**What you have to do**
Using the listing below, please print exactly the lines from the one with "Emit a web page" through the one with "25570, 25760, 26000];". Leave out every picture.

**Dataset**
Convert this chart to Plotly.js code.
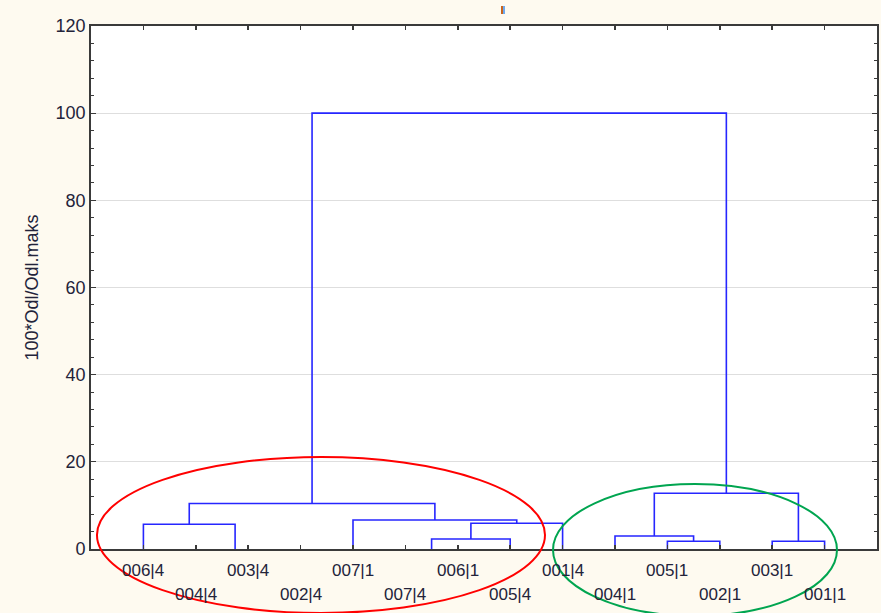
<!DOCTYPE html>
<html><head><meta charset="utf-8">
<script src="https://cdn.plot.ly/plotly-3.0.1.min.js"></script>
<style>html,body{margin:0;padding:0;background:#fefaf0;}</style>
</head><body><div id="chart" style="width:881px;height:613px;"></div>
<script>
// Leaf order along the x axis
const leafLabels = ['006|4','004|4','003|4','002|4','007|1','007|4','006|1','005|4','001|4','004|1','005|1','002|1','003|1','001|1'];
// Linkage: ids 0..13 are leaves, 14+ are clusters created by each merge in order
const mergeLeft   = [2, 1, 5, 10, 12, 16, 9, 0, 19, 4, 21, 20, 24];
const mergeRight  = [3, 14, 6, 11, 13, 7, 17, 15, 8, 22, 23, 18, 25];
const mergeHeight = [0, 0, 0, 1.77, 1.77, 2.29, 2.98, 5.67, 5.9, 6.65, 10.44, 12.78, 100];
const yTicks = [0, 20, 40, 60, 80, 100, 120];

const nodeX = leafLabels.map((_, i) => i + 1);
const nodeY = leafLabels.map(() => 0);
const xs = [], ys = [];
for (let k = 0; k < mergeHeight.length; k++) {
  const a = mergeLeft[k], b = mergeRight[k], h = mergeHeight[k];
  const xa = nodeX[a], xb = nodeX[b];
  if (h > 0) {
    xs.push(xa, xa, xb, xb, null);
    ys.push(nodeY[a], h, h, nodeY[b], null);
  }
  nodeX.push((xa + xb) / 2);
  nodeY.push(h);
}

const trace = {
  type: 'scatter', mode: 'lines', x: xs, y: ys,
  line: {color: '#2626ff', width: 1.6}, hoverinfo: 'skip', showlegend: false
};

const annotations = leafLabels.map((t, i) => ({
  x: i + 1, y: 0, xref: 'x', yref: 'y', text: t, showarrow: false,
  yanchor: 'middle', xanchor: 'center', yshift: (i % 2 === 0) ? -21 : -45,
  font: {family: 'Liberation Sans, Arial, sans-serif', size: 17, color: '#23233a'}
}));

const layout = {
  width: 881, height: 613,
  margin: {l: 91, r: 4, t: 26, b: 64},
  paper_bgcolor: '#fefaf0', plot_bgcolor: '#ffffff',
  font: {family: 'Liberation Sans, Arial, sans-serif', color: '#23233a'},
  showlegend: false,
  xaxis: {
    range: [0, 15], tickvals: leafLabels.map((_, i) => i + 1), showticklabels: false,
    ticks: 'inside', ticklen: 4, tickwidth: 1.5, tickcolor: '#3a3a3a',
    showline: true, linecolor: '#3a3a3a', linewidth: 1.8, mirror: 'ticks',
    showgrid: false, zeroline: false, fixedrange: true
  },
  yaxis: {
    range: [0, 120], tickvals: yTicks, ticktext: yTicks.map(String),
    ticks: 'inside', ticklen: 5, tickwidth: 1.2, tickcolor: '#3a3a3a',
    minor: {dtick: 4, ticks: 'inside', ticklen: 3, tickcolor: '#3a3a3a', tickwidth: 1, showgrid: false},
    showline: true, linecolor: '#3a3a3a', linewidth: 1.8, mirror: 'ticks',
    showgrid: true, gridcolor: '#dedede', gridwidth: 1, zeroline: false,
    tickfont: {size: 18, color: '#23233a'},
    title: {text: '100*Odl/Odl.maks', font: {size: 18, color: '#23233a'}, standoff: 12},
    fixedrange: true
  },
  shapes: [
    {type: 'circle', xref: 'paper', yref: 'paper', x0: 0.0076, x1: 0.5776, y0: -0.1224, y1: 0.1759,
     line: {color: '#ff0000', width: 2}},
    {type: 'circle', xref: 'paper', yref: 'paper', x0: 0.5878, x1: 0.9491, y0: -0.128, y1: 0.1243,
     line: {color: '#00a550', width: 2}},
    {type: 'rect', xref: 'paper', yref: 'paper', x0: 0.5216, x1: 0.5242, y0: 1.0229, y1: 1.0382,
     line: {width: 0}, fillcolor: '#c8641e'},
    {type: 'rect', xref: 'paper', yref: 'paper', x0: 0.5242, x1: 0.5267, y0: 1.0229, y1: 1.0382,
     line: {width: 0}, fillcolor: '#6aa8f0'}
  ],
  annotations: annotations
};

Plotly.newPlot('chart', [trace], layout, {displayModeBar: false, staticPlot: true});
</script></body></html>
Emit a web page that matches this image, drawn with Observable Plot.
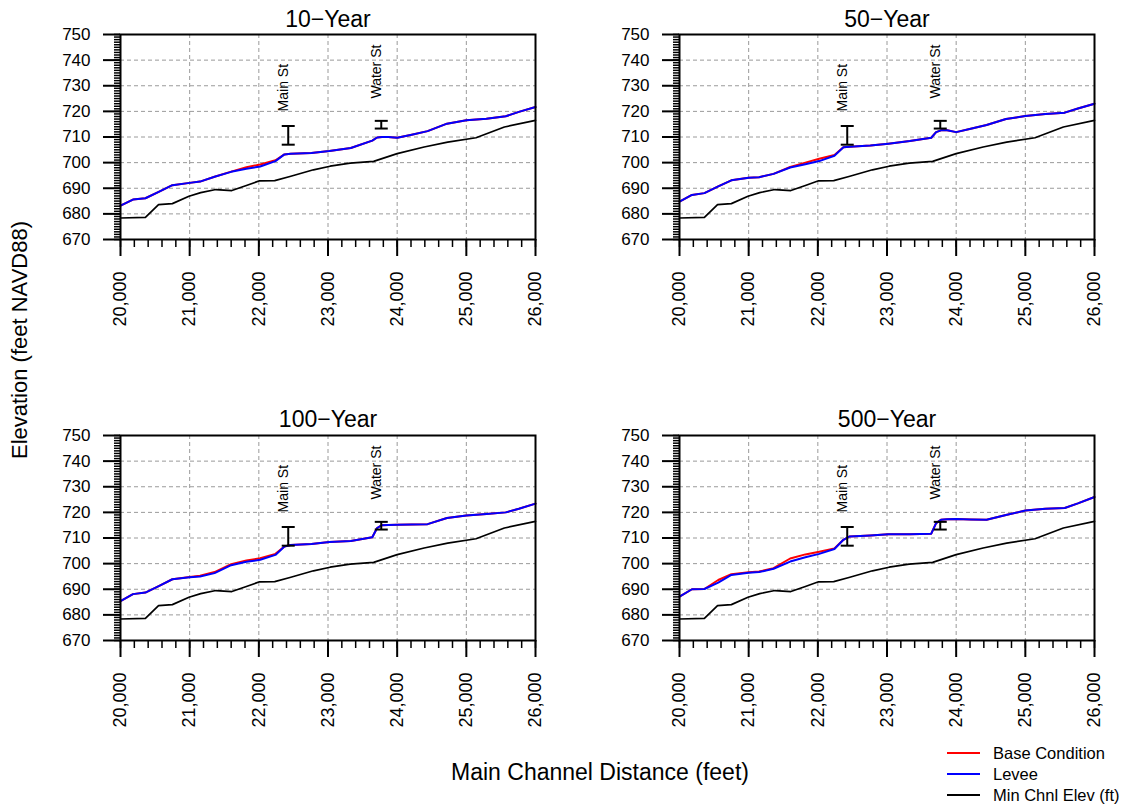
<!DOCTYPE html>
<html>
<head>
<meta charset="utf-8">
<script src="https://cdn.jsdelivr.net/npm/d3@7"></script>
<script src="https://cdn.jsdelivr.net/npm/@observablehq/plot@0.6"></script>
<style>
  body { margin: 0; background: white; font-family: "Liberation Sans", Arial, sans-serif; color: black; }
  #root { position: relative; width: 1129px; height: 808px; overflow: hidden; background: white; }
  .panel { position: absolute; }
  .ylab { position: absolute; left: 20px; top: 340px; transform: translate(-50%, -50%) rotate(-90deg); font-size: 22px; white-space: nowrap; }
  .xlab { position: absolute; left: 600px; top: 759px; transform: translateX(-50%); font-size: 23px; white-space: nowrap; }
  #legend { position: absolute; left: 930px; top: 740px; }
</style>
</head>
<body>
<div id="root">
  <div class="ylab">Elevation (feet NAVD88)</div>
  <div class="xlab">Main Channel Distance (feet)</div>
  <div id="legend"></div>
</div>
<script>
// ---- data ----
const xTicks = [20000, 21000, 22000, 23000, 24000, 25000, 26000];
const yTicks = [670, 680, 690, 700, 710, 720, 730, 740, 750];
const panelTitles = ["10\u2212Year", "50\u2212Year", "100\u2212Year", "500\u2212Year"];

const chnlDist = [20000, 20360, 20550, 20750, 20990, 21160, 21380, 21610, 21820, 22010, 22230, 22450, 22790, 23030, 23320, 23660, 24000, 24390, 24730, 25140, 25550, 26000];
const chnlElev = [678.4, 678.6, 683.6, 684.0, 686.9, 688.3, 689.5, 689.1, 691.1, 692.9, 693.0, 694.6, 697.2, 698.6, 699.8, 700.5, 703.5, 706.1, 708.0, 709.7, 713.9, 716.5];

const wsDist = [20000, 20180, 20360, 20560, 20750, 21000, 21150, 21360, 21600, 21820, 22020, 22240, 22370, 22460, 22760, 23020, 23330, 23640, 23710, 23780, 23870, 24000, 24210, 24440, 24720, 25000, 25290, 25570, 25760, 26000];

const levee10 = [683.2, 685.6, 686.1, 688.7, 691.2, 692.1, 692.6, 694.5, 696.4, 697.6, 698.5, 700.6, 703.2, 703.5, 703.8, 704.5, 705.7, 708.6, 709.8, 710.0, 710.0, 709.7, 710.9, 712.3, 715.2, 716.5, 717.1, 718.1, 719.8, 721.7];
const base10   = [683.2, 685.6, 686.1, 688.7, 691.2, 692.1, 692.6, 694.5, 696.5, 698.2, 699.3, 700.9, 703.2, 703.5, 703.8, 704.5, 705.7, 708.6, 709.8, 710.0, 710.0, 709.7, 710.9, 712.3, 715.2, 716.5, 717.1, 718.1, 719.8, 721.7];

const levee50 = [684.8, 687.4, 688.1, 690.7, 693.1, 694.1, 694.3, 695.6, 698.1, 699.4, 700.6, 702.7, 706.0, 706.2, 706.7, 707.4, 708.4, 709.7, 711.9, 712.6, 712.6, 711.9, 713.2, 714.7, 717.0, 718.2, 719.0, 719.5, 721.1, 723.0];
const base50   = [684.8, 687.4, 688.1, 690.7, 693.1, 694.1, 694.3, 695.6, 698.3, 700.0, 701.5, 703.0, 706.0, 706.2, 706.7, 707.4, 708.4, 709.7, 711.9, 712.6, 712.6, 711.9, 713.2, 714.7, 717.0, 718.2, 719.0, 719.5, 721.1, 723.0];

const levee100 = [685.4, 688.1, 688.7, 691.3, 693.9, 694.7, 695.0, 696.3, 699.4, 700.7, 701.5, 703.4, 706.7, 707.3, 707.7, 708.4, 708.8, 710.3, 713.9, 715.0, 715.1, 715.2, 715.3, 715.4, 717.8, 718.8, 719.4, 720.0, 721.4, 723.4];
const base100   = [685.4, 688.1, 688.7, 691.3, 693.9, 694.8, 695.3, 696.7, 699.8, 701.2, 702.1, 703.8, 706.7, 707.3, 707.7, 708.4, 708.8, 710.3, 713.9, 715.0, 715.1, 715.2, 715.3, 715.4, 717.8, 718.8, 719.4, 720.0, 721.4, 723.4];

const levee500 = [687.1, 690.0, 690.1, 692.6, 695.6, 696.4, 696.7, 698.0, 700.8, 702.5, 703.8, 705.7, 709.3, 710.6, 711.0, 711.5, 711.5, 711.7, 715.8, 717.1, 717.3, 717.4, 717.2, 717.1, 719.0, 720.7, 721.4, 721.7, 723.5, 726.0];
const base500   = [687.1, 690.0, 690.1, 693.6, 695.9, 696.6, 696.9, 698.2, 702.0, 703.6, 704.6, 705.9, 709.3, 710.6, 711.0, 711.5, 711.5, 711.7, 715.8, 717.1, 717.3, 717.4, 717.2, 717.1, 719.0, 720.7, 721.4, 721.7, 723.5, 726.0];

const bridgeName = ["Main St", "Water St"];
const bridgeDist = [22425, 23770];
const bridgeLow = [707.0, 713.3];
const bridgeHigh = [714.3, 716.3];
const bridgeLabelElev = [720, 725];

const seriesNames = ["Base Condition", "Levee", "Min Chnl Elev (ft)"];
const seriesColors = ["#ff0000", "#0000ff", "#000000"];

// ---- build ----
const chnl = chnlDist.map((d, i) => ({d, e: chnlElev[i]}));
const bridges = bridgeName.map((name, i) => ({name, d: bridgeDist[i], low: bridgeLow[i], high: bridgeHigh[i], lab: bridgeLabelElev[i]}));
const leveeSets = [levee10, levee50, levee100, levee500];
const baseSets = [base10, base50, base100, base500];
const toRows = arr => wsDist.map((d, i) => ({d, e: arr[i]}));

const capSymbol = {
  draw(ctx, size) {
    const r = Math.sqrt(size / Math.PI);
    ctx.moveTo(-r, 0);
    ctx.lineTo(r, 0);
  }
};

const xMinor = d3.range(20000, 26001, 200);
const yMinor = d3.range(670, 751, 1);

function panel(k) {
  return Plot.plot({
    width: 560, height: 335,
    marginLeft: 120, marginRight: 25, marginTop: 34, marginBottom: 96,
    x: {domain: [20000, 26000], label: null},
    y: {domain: [670, 750], label: null},
    style: {fontFamily: "'Liberation Sans', Arial, sans-serif", fontSize: "17px", color: "black", background: "transparent", overflow: "visible"},
    marks: [
      Plot.gridX({ticks: xTicks.slice(1, -1), stroke: "#9a9a9a", strokeOpacity: 1, strokeDasharray: "4,3", strokeWidth: 1}),
      Plot.gridY({ticks: yTicks.slice(1, -1), stroke: "#9a9a9a", strokeOpacity: 1, strokeDasharray: "4,3", strokeWidth: 1}),
      Plot.line(chnl, {x: "d", y: "e", stroke: seriesColors[2], strokeWidth: 1.7}),
      Plot.line(toRows(baseSets[k]), {x: "d", y: "e", stroke: seriesColors[0], strokeWidth: 2}),
      Plot.line(toRows(leveeSets[k]), {x: "d", y: "e", stroke: seriesColors[1], strokeWidth: 2}),
      Plot.ruleX(bridges, {x: "d", y1: "low", y2: "high", stroke: "black", strokeWidth: 2}),
      Plot.dot(bridges, {x: "d", y: "low", symbol: capSymbol, r: 6.5, stroke: "black", fill: "none", strokeWidth: 2}),
      Plot.dot(bridges, {x: "d", y: "high", symbol: capSymbol, r: 6.5, stroke: "black", fill: "none", strokeWidth: 2}),
      Plot.text(bridges, {x: "d", y: "lab", text: "name", rotate: -90, textAnchor: "start", dx: -5, fontSize: 14, fill: "black"}),
      Plot.axisX({ticks: xMinor, tickSize: 8, tickFormat: () => "", label: null, strokeWidth: 1.5}),
      Plot.axisX({ticks: xTicks, tickSize: 17, tickPadding: 15, tickRotate: -90, tickFormat: d3.format(","), label: null, strokeWidth: 2, fontSize: 18}),
      Plot.axisY({ticks: yMinor, tickSize: 6, tickFormat: () => "", label: null, strokeWidth: 1.5}),
      Plot.axisY({ticks: yTicks, tickSize: 17, tickPadding: 13, label: null, strokeWidth: 2}),
      Plot.frame({stroke: "black", strokeWidth: 2}),
      Plot.text([panelTitles[k]], {frameAnchor: "top", lineAnchor: "middle", dy: k < 2 ? -15 : -16, fontSize: 23, fill: "black"})
    ]
  });
}

const root = document.getElementById("root");
const positions = [[0, 0], [559, 0], [0, 401], [559, 401]];
positions.forEach(([left, top], k) => {
  const div = document.createElement("div");
  div.className = "panel";
  div.style.left = left + "px";
  div.style.top = top + "px";
  div.appendChild(panel(k));
  root.appendChild(div);
});

// legend
const leg = d3.select("#legend").append("svg").attr("width", 199).attr("height", 68);
seriesNames.forEach((name, i) => {
  const y = 13 + i * 21;
  leg.append("line").attr("x1", 17).attr("x2", 50).attr("y1", y).attr("y2", y)
    .attr("stroke", seriesColors[i]).attr("stroke-width", 2);
  leg.append("text").attr("x", 63).attr("y", y + 6).attr("font-size", 16.5)
    .attr("font-family", "'Liberation Sans', Arial, sans-serif").attr("fill", "black").text(name);
});
</script>
</body>
</html>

**Result of this exercise**
Emit a web page that matches this image, drawn with Observable Plot.
<!DOCTYPE html>
<html>
<head>
<meta charset="utf-8">
<script src="https://cdn.jsdelivr.net/npm/d3@7"></script>
<script src="https://cdn.jsdelivr.net/npm/@observablehq/plot@0.6"></script>
<style>
  body { margin: 0; background: white; font-family: "Liberation Sans", Arial, sans-serif; color: black; }
  #root { position: relative; width: 1129px; height: 808px; overflow: hidden; background: white; }
  .panel { position: absolute; }
  .ylab { position: absolute; left: 20px; top: 340px; transform: translate(-50%, -50%) rotate(-90deg); font-size: 22px; white-space: nowrap; }
  .xlab { position: absolute; left: 600px; top: 759px; transform: translateX(-50%); font-size: 23px; white-space: nowrap; }
  #legend { position: absolute; left: 930px; top: 740px; }
</style>
</head>
<body>
<div id="root">
  <div class="ylab">Elevation (feet NAVD88)</div>
  <div class="xlab">Main Channel Distance (feet)</div>
  <div id="legend"></div>
</div>
<script>
// ---- data ----
const xTicks = [20000, 21000, 22000, 23000, 24000, 25000, 26000];
const yTicks = [670, 680, 690, 700, 710, 720, 730, 740, 750];
const panelTitles = ["10\u2212Year", "50\u2212Year", "100\u2212Year", "500\u2212Year"];

const chnlDist = [20000, 20360, 20550, 20750, 20990, 21160, 21380, 21610, 21820, 22010, 22230, 22450, 22790, 23030, 23320, 23660, 24000, 24390, 24730, 25140, 25550, 26000];
const chnlElev = [678.4, 678.6, 683.6, 684.0, 686.9, 688.3, 689.5, 689.1, 691.1, 692.9, 693.0, 694.6, 697.2, 698.6, 699.8, 700.5, 703.5, 706.1, 708.0, 709.7, 713.9, 716.5];

const wsDist = [20000, 20180, 20360, 20560, 20750, 21000, 21150, 21360, 21600, 21820, 22020, 22240, 22370, 22460, 22760, 23020, 23330, 23640, 23710, 23780, 23870, 24000, 24210, 24440, 24720, 25000, 25290, 25570, 25760, 26000];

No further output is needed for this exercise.